Office of Inclusion and Diversity seeks new leader
Monica Nixon, Ed. D., stepped down from her position as St. Joe’s assistant provost for inclusion and diversity due to personal reasons, during the third week of July.
With the departure of Nixon, many changes in leadership have happened and will continue to happen within the Office of Inclusion and Diversity.
“Besides being a woman, I would not be considered part of an unrepresented group, and I acknowledge that is a limitation,” said Kim Allen-Stuck, Ph.D., assistant vice president of student success and educational support. “But I like to think that my commitment to this type of work over my whole career is enough to get us through.”
Allen-Stuck and Janée Burkhalter, Ph.D., associate professor of marketing, have temporarily taken on Nixon’s responsibilities while a provost search is conducted.
“Monica was a full time person doing a full-time job,” Allen-Stuck said. “I am chairing the climate study working group that now Janée is a part of and Janée is chairing the President’s Council for Inclusion and Diversity that I am now a part of.”
According to Allen-Stuck, for the remainder of the year Burkhalter will assume the role of special assistant to the provost for inclusion and diversity, while also being a faculty member.
“Between the two of us and the other great people we work with, we will be covering the areas for the year with the intent that this job will be filled for next year,” Allen-Stuck said, mentioning that there are other areas of turnover and committee leadership positions changing.
A year after Imani Briscoe ’17 graduated from St. Joe’s, she is back in a new capacity.
The former student and member of the student inclusion program has undertaken the role of program coordinator for the Center of Inclusion and Diversity.
“It has really been a full circle experience for me, where I have been able to have that student-facing side,” Briscoe said. “And now, I am coming back as an administrator to help the same students and to advise and support those same students that were in my position.”
According to Briscoe, although Nixon is no longer working at St. Joe’s, keeping many programs and overall essence of Nixon is important for further growth. The undergraduate fellowship program that Nixon helped grow is one area that is of specific interest to Briscoe.
“It is essentially for students that have an interest in involvement in higher education and give them career opportunities and have mentors from the university,” Briscoe said.
Sabrina Chen ’18, a work study student at the center for Inclusion and Diversity remembered how she felt when Nixon assumed the role of Assistant Provost.

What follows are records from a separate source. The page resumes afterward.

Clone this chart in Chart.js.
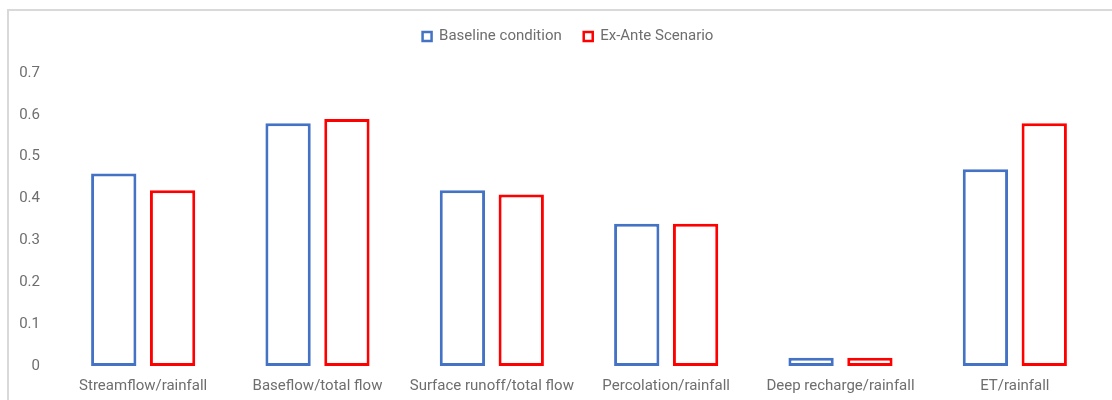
<!DOCTYPE html>
<html>
<head>
<meta charset="utf-8">
<script src="https://cdn.jsdelivr.net/npm/chart.js@4"></script>
<style>
  html, body { margin: 0; padding: 0; background: #ffffff; }
  #wrap { position: relative; width: 1112px; height: 400px; overflow: hidden; }
  #frame {
    position: absolute; left: 7px; top: 9px; width: 1200px; height: 500px;
    border-left: 2px solid #d9d9d9; border-top: 2px solid #d9d9d9;
  }
  #chart { position: absolute; left: 0; top: 0; }
</style>
</head>
<body>
<div id="wrap">
  <div id="frame"></div>
  <canvas id="chart" width="1112" height="400"></canvas>
</div>
<script>
// Water balance ratios per component
const categories = [
  'Streamflow/rainfall',
  'Baseflow/total flow',
  'Surface runoff/total flow',
  'Percolation/rainfall',
  'Deep recharge/rainfall',
  'ET/rainfall'
];
const baselineCondition = [0.46, 0.58, 0.42, 0.34, 0.02, 0.47];
const exAnteScenario = [0.42, 0.59, 0.41, 0.34, 0.02, 0.58];
const seriesNames = ['Baseline condition', 'Ex-Ante Scenario'];
const yMin = 0, yMax = 0.7, yStep = 0.1;

const FONT = 'Roboto, "Liberation Sans", sans-serif';
const TEXT = '#6e6e6e';

// Extra room between the legend row and the plot, and centre the legend over the plot area
const legendPlacement = {
  id: 'legendPlacement',
  beforeInit(chart) {
    const origFit = chart.legend.fit;
    chart.legend.fit = function () {
      origFit.call(this);
      this.height += 19;
    };
  },
  afterLayout(chart) {
    chart.legend.left += 17;
    chart.legend.right += 17;
  }
};

new Chart(document.getElementById('chart'), {
  type: 'bar',
  data: {
    labels: categories,
    datasets: [
      {
        label: seriesNames[0],
        data: baselineCondition,
        backgroundColor: '#ffffff',
        borderColor: '#4472C4',
        borderWidth: 3,
        borderSkipped: false
      },
      {
        label: seriesNames[1],
        data: exAnteScenario,
        backgroundColor: '#ffffff',
        borderColor: '#FF0000',
        borderWidth: 3,
        borderSkipped: false
      }
    ]
  },
  options: {
    responsive: false,
    animation: false,
    devicePixelRatio: 1,
    layout: { padding: { top: 7, left: 0, right: 10, bottom: 0 } },
    datasets: {
      bar: { categoryPercentage: 0.675, barPercentage: 0.77 }
    },
    plugins: {
      tooltip: { enabled: false },
      legend: {
        position: 'top',
        align: 'center',
        labels: {
          color: TEXT,
          font: { family: FONT, size: 15 },
          boxWidth: 9,
          boxHeight: 9,
          padding: 22,
          generateLabels(chart) {
            const items = Chart.defaults.plugins.legend.labels.generateLabels(chart);
            items.forEach(it => { it.lineWidth = 2.5; });
            return items;
          }
        }
      }
    },
    scales: {
      x: {
        grid: { display: false },
        border: { display: false },
        ticks: {
          color: TEXT,
          font: { family: FONT, size: 15 },
          padding: 3,
          maxRotation: 0,
          autoSkip: false
        },
        afterFit(scale) { scale.height = 34; }
      },
      y: {
        min: yMin,
        max: yMax,
        grid: { display: false },
        border: { display: false },
        ticks: {
          stepSize: yStep,
          color: TEXT,
          font: { family: FONT, size: 15 },
          padding: 8,
          callback: v => Number(v.toFixed(1)).toString()
        },
        afterFit(scale) { scale.width = 56; }
      }
    }
  },
  plugins: [legendPlacement]
});
</script>
</body>
</html>
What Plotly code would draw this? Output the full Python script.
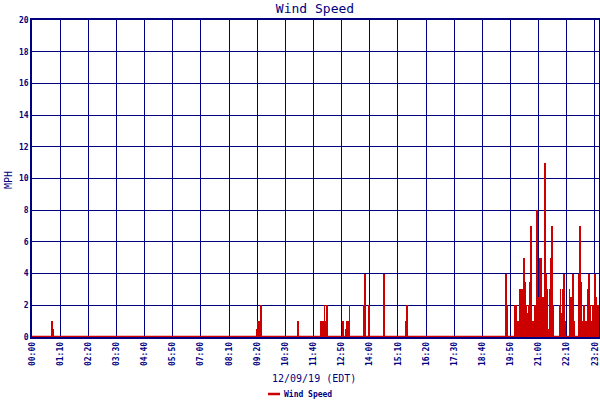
import plotly.graph_objects as go

# Wind speed spikes: minute of day and value (MPH)
minutes = [50, 53,
           560, 562, 567, 570, 662, 719, 722, 724, 727, 731, 734,
           773, 775, 780, 784, 788, 790, 826, 828, 838, 874, 876, 930, 933,
           1179, 1181, 1201, 1205, 1209, 1212, 1214, 1216, 1219, 1221, 1224, 1226,
           1228, 1230, 1233, 1235, 1236, 1239, 1241, 1244, 1247, 1251, 1255, 1256,
           1260, 1262, 1265, 1268, 1270, 1273, 1276, 1278, 1280, 1282, 1286, 1288,
           1291, 1293, 1296, 1312, 1314, 1317, 1319, 1323, 1327, 1337, 1340, 1343,
           1346, 1348, 1360, 1363, 1365, 1368, 1373, 1378, 1383, 1385, 1388, 1391,
           1395, 1398, 1400, 1403, 1405, 1408, 1409]
speeds = [1, 0.5,
          0.5, 1, 1, 2, 1, 1, 0.5, 1, 2, 1, 2,
          1, 0.5, 0.5, 1, 1, 2, 2, 4, 2, 2, 4, 1, 2,
          4, 2, 2, 2, 1, 0.5, 3, 1.5, 3, 3, 5, 3.5,
          1, 2, 1.5, 2, 1.5, 3.5, 7, 1, 1, 2, 1, 8,
          2.5, 5, 5, 1, 2.5, 1, 11, 4, 3, 2, 0.5, 3,
          5, 7, 2, 2, 3, 1.5, 3, 4, 1, 3, 2.5, 2.5,
          4, 1, 4, 7, 3.5, 1, 2, 1, 3, 4, 2, 1,
          2, 2, 4, 2.5, 2, 1, 2]

tick_vals = [0, 70, 140, 210, 280, 350, 420, 490, 560, 630, 700, 770, 840, 910,
             980, 1050, 1120, 1190, 1260, 1330, 1400, 1409]
tick_text = ["00:00", "01:10", "02:20", "03:30", "04:40", "05:50", "07:00", "08:10",
             "09:20", "10:30", "11:40", "12:50", "14:00", "15:10", "16:20", "17:30",
             "18:40", "19:50", "21:00", "22:10", "23:20", "23:29"]
y_ticks = [0, 2, 4, 6, 8, 10, 12, 14, 16, 18, 20]

NAVY = "#000080"
RED = "#cc0000"
MONO = "DejaVu Sans Mono"
X_END = 1410

fig = go.Figure()
fig.add_trace(go.Bar(x=minutes, y=speeds, width=1.6, marker=dict(color=RED, line=dict(width=0)),
                     showlegend=False, hoverinfo="x+y"))
fig.add_trace(go.Scatter(x=[0, X_END], y=[0, 0], mode="lines",
                         line=dict(color=RED, width=2.5), showlegend=False, cliponaxis=False))

fig.update_layout(
    width=600, height=400,
    margin=dict(l=32, r=1, t=20, b=63, autoexpand=False),
    paper_bgcolor="white", plot_bgcolor="white",
    title=dict(text="Wind Speed", x=315 / 600, xanchor="center",
               y=1 - 8 / 400, yanchor="middle", automargin=False,
               font=dict(family=MONO, size=13, color=NAVY)),
    xaxis=dict(range=[0, X_END], tickmode="array", tickvals=tick_vals,
               ticktext=["<b>%s</b>" % t for t in tick_text],
               tickangle=-90, tickfont=dict(family=MONO, size=8, color=NAVY),
               showgrid=True, gridcolor=NAVY, gridwidth=1.4, automargin=False,
               showline=True, linecolor=NAVY, linewidth=1.5, mirror=True,
               ticks="", zeroline=False),
    yaxis=dict(range=[0, 20], tickmode="array", tickvals=y_ticks,
               ticktext=["<b>%d</b>" % v for v in y_ticks],
               tickfont=dict(family=MONO, size=8, color=NAVY),
               showgrid=True, gridcolor=NAVY, gridwidth=1.4, automargin=False,
               showline=True, linecolor=NAVY, linewidth=1.5, mirror=True,
               ticks="", zeroline=False),
    bargap=0,
)

def px_x(px):
    return (px - 32) / 567

def px_y(py):
    return (337 - py) / 317

# axis titles
fig.add_annotation(text="12/09/19 (EDT)", xref="paper", yref="paper", x=px_x(314), y=px_y(378),
                   xanchor="center", yanchor="middle", showarrow=False,
                   font=dict(family=MONO, size=10, color=NAVY))
fig.add_annotation(text="MPH", xref="paper", yref="paper", x=px_x(8), y=px_y(180),
                   xanchor="center", yanchor="middle", textangle=-90, showarrow=False,
                   font=dict(family=MONO, size=10, color=NAVY))

# manual legend
fig.add_shape(type="line", xref="paper", yref="paper",
              x0=px_x(268), x1=px_x(280), y0=px_y(394), y1=px_y(394),
              line=dict(color=RED, width=2.5))
fig.add_annotation(text="<b>Wind Speed</b>", xref="paper", yref="paper",
                   x=px_x(282), y=px_y(394), xanchor="left", yanchor="middle",
                   showarrow=False, font=dict(family=MONO, size=8, color=NAVY))

fig.write_html("out.html", config={"displayModeBar": False},
               post_script="document.body.style.margin='0';")
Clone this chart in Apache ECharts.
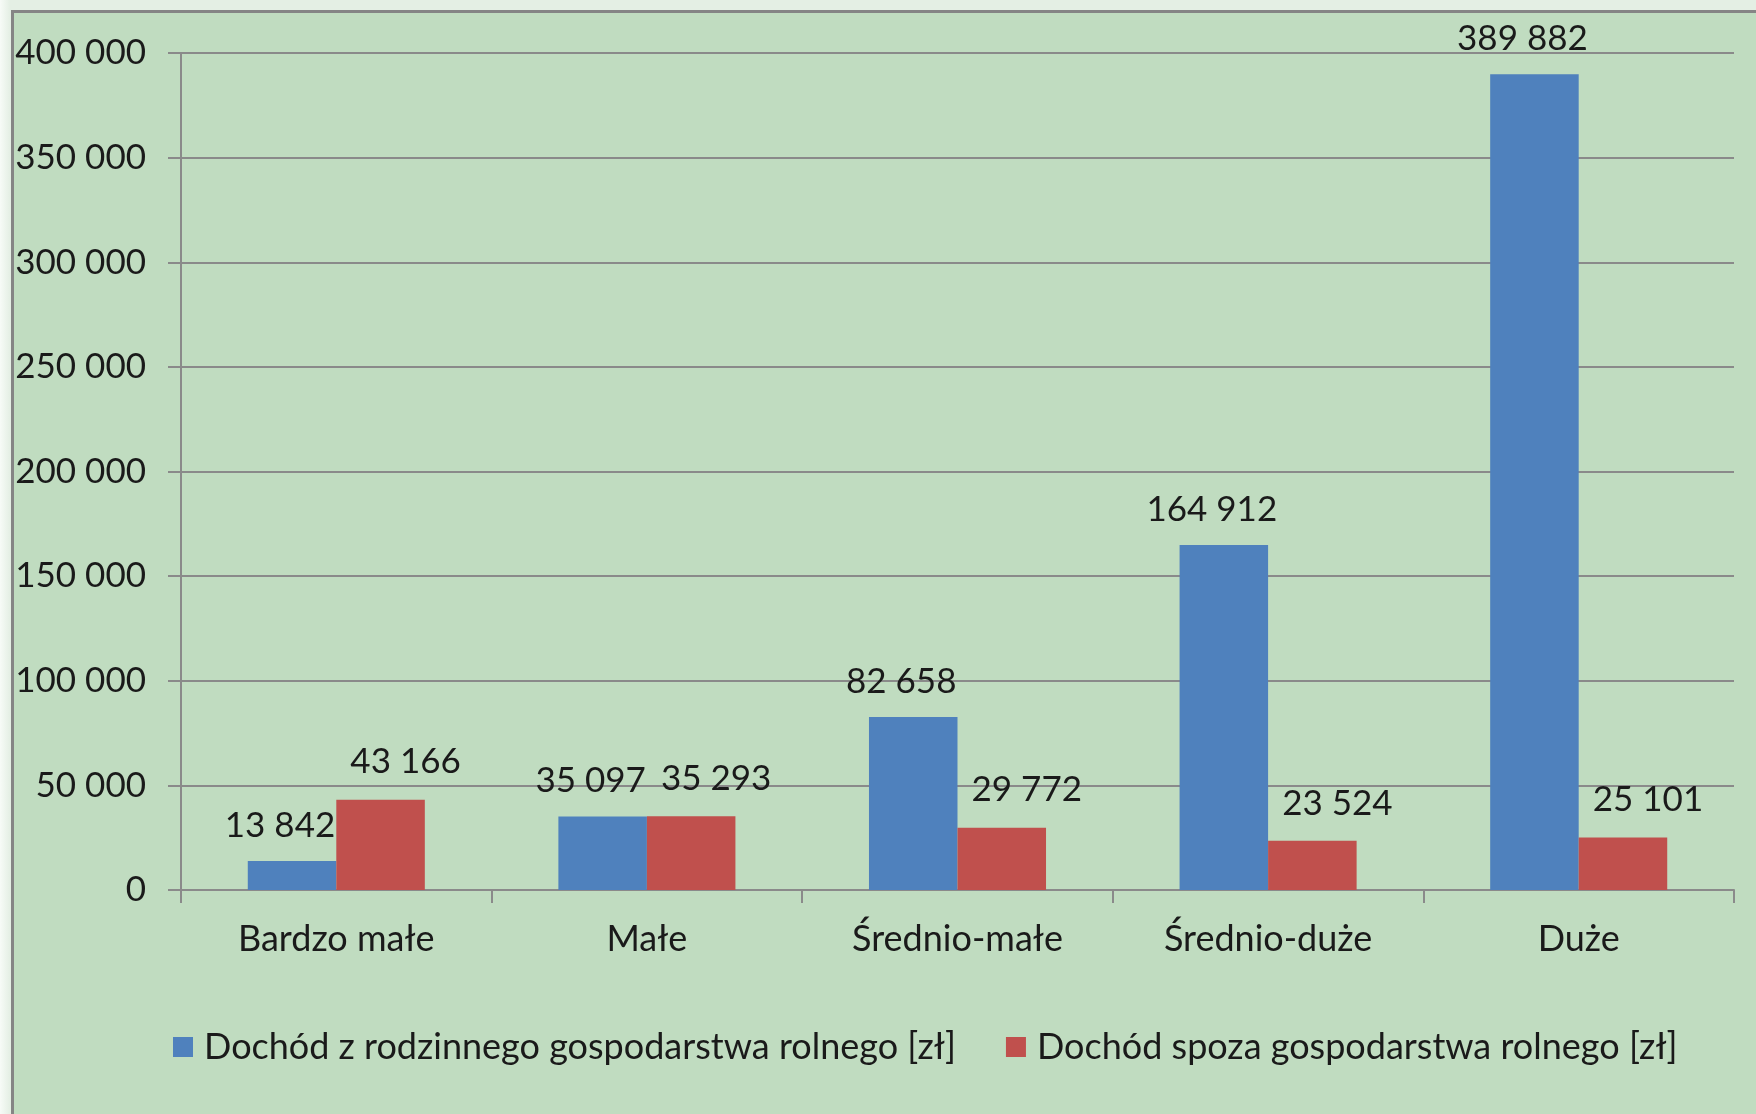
<!DOCTYPE html>
<html lang="pl">
<head>
    <meta charset="UTF-8">
    <title>Dochód gospodarstw rolnych</title>
    <style>
        body {
            margin: 0;
            width: 1756px;
            height: 1114px;
            overflow: hidden;
            background: linear-gradient(90deg, #f7fbf7 0px, #e4efe4 10px, #e4efe4 100%);
            font-family: Lato, 'Open Sans', sans-serif;
        }
        #frame {
            position: absolute;
            left: 11px;
            top: 10px;
            width: 1800px;
            height: 1200px;
            background: #c0dcc0;
            border-left: 3px solid #858585;
            border-top: 3px solid #858585;
        }
        #container {
            position: absolute;
            left: 0;
            top: 0;
            width: 1756px;
            height: 1114px;
        }
    </style>
    <script src="https://cdn.jsdelivr.net/npm/echarts@6.0.0/dist/echarts.min.js"></script>
</head>
<body>
    <div id="frame"></div>
    <div id="container"></div>
    <script>
        // dane
        var categories = ['Bardzo małe', 'Małe', 'Średnio-małe', 'Średnio-duże', 'Duże'];
        var farmIncome = [13842, 35097, 82658, 164912, 389882];
        var offFarmIncome = [43166, 35293, 29772, 23524, 25101];
        var seriesNames = ['Dochód z rodzinnego gospodarstwa rolnego [zł]', 'Dochód spoza gospodarstwa rolnego [zł]'];
        var yMin = 0, yMax = 400000, yStep = 50000;

        function fmt(v) {
            return String(v).replace(/\B(?=(\d{3})+(?!\d))/g, ' ');
        }

        document.addEventListener('DOMContentLoaded', function() {
            var myChart = echarts.init(document.getElementById('container'));
            var txt = '#1a1a1a';
            var gridColor = '#8a8a8a';

            var option = {
                backgroundColor: 'transparent',
                animation: false,
                textStyle: { fontFamily: 'Lato', color: txt },
                grid: { left: 181, right: 22, top: 53, bottom: 224 },
                legend: {
                    left: 168,
                    top: 1024,
                    icon: 'rect',
                    itemWidth: 20,
                    itemHeight: 20,
                    itemGap: 50,
                    textStyle: { fontSize: 36, color: txt, padding: [0, 0, 0, 6] },
                    data: seriesNames
                },
                xAxis: {
                    type: 'category',
                    data: categories,
                    axisLine: { lineStyle: { color: gridColor, width: 2 } },
                    axisTick: { show: true, length: 13, lineStyle: { color: gridColor, width: 2 } },
                    axisLabel: { fontSize: 36, color: txt, margin: 31 }
                },
                yAxis: {
                    type: 'value',
                    min: yMin,
                    max: yMax,
                    interval: yStep,
                    axisLine: { show: true, lineStyle: { color: gridColor, width: 2 } },
                    axisTick: { show: true, length: 13, lineStyle: { color: gridColor, width: 2 } },
                    splitLine: { lineStyle: { color: gridColor, width: 2 } },
                    axisLabel: { fontSize: 35, color: txt, margin: 35, formatter: fmt }
                },
                series: [
                    {
                        name: seriesNames[0],
                        type: 'bar',
                        data: farmIncome,
                        barGap: '0%',
                        barCategoryGap: '43%',
                        itemStyle: { color: '#4f81bd' },
                        label: {
                            show: true, position: 'top', distance: 18, offset: [-12, 0],
                            fontSize: 35, color: txt,
                            formatter: function(p) { return fmt(p.value); }
                        }
                    },
                    {
                        name: seriesNames[1],
                        type: 'bar',
                        data: offFarmIncome,
                        itemStyle: { color: '#c0504d' },
                        label: {
                            show: true, position: 'top', distance: 20, offset: [25, 0],
                            fontSize: 35, color: txt,
                            formatter: function(p) { return fmt(p.value); }
                        }
                    }
                ]
            };

            myChart.setOption(option);
        });
    </script>
</body>
</html>
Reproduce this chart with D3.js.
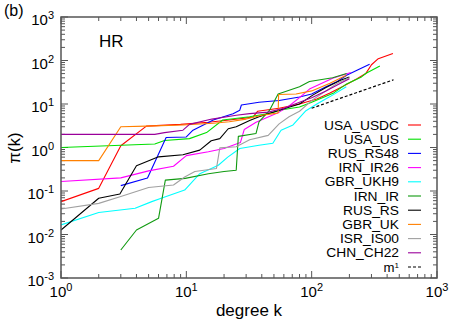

“I was extremely excited because not only was she a minority but she was also Asian,” Chen said. “It was good to see someone that looked like me serving on the board for the university.”
Another legacy Nixon spearheaded before her departure was the online campus climate study, a survey which was comprised of questions about personal experiences and aims to provide an overall blueprint for initiatives and programs for the university moving forward.
“The results of the climate study will be used to lead us in the new direction,” Allen-Stuck said.
Eight months have passed since that survey went out to all St. Joe’s faculty, staff and students.
On Oct. 9, Rankin & Associates, whom St. Joe’s partnered with to conduct the study will reveal the results of the 2,040 people who participated, according to Allen-Stuck.
“Even if it is not drastic changes, [they are] incremental changes that could possibly have a big impact overall,” Briscoe said, “in what the next steps may look like once the climate survey results come out.”
The president’s commission council for inclusion and diversity which Nixon had been chair of and that Burkhalter is a part of will then use the climate study results to form an ‘inclusion blueprint’, Allen-Stuck noted.
“I think with that being something she initiated before she left it still has the potential to tell us so much about our campus and where we can make changes, helping us realize what our campus does well and what we could do better,” Briscoe said.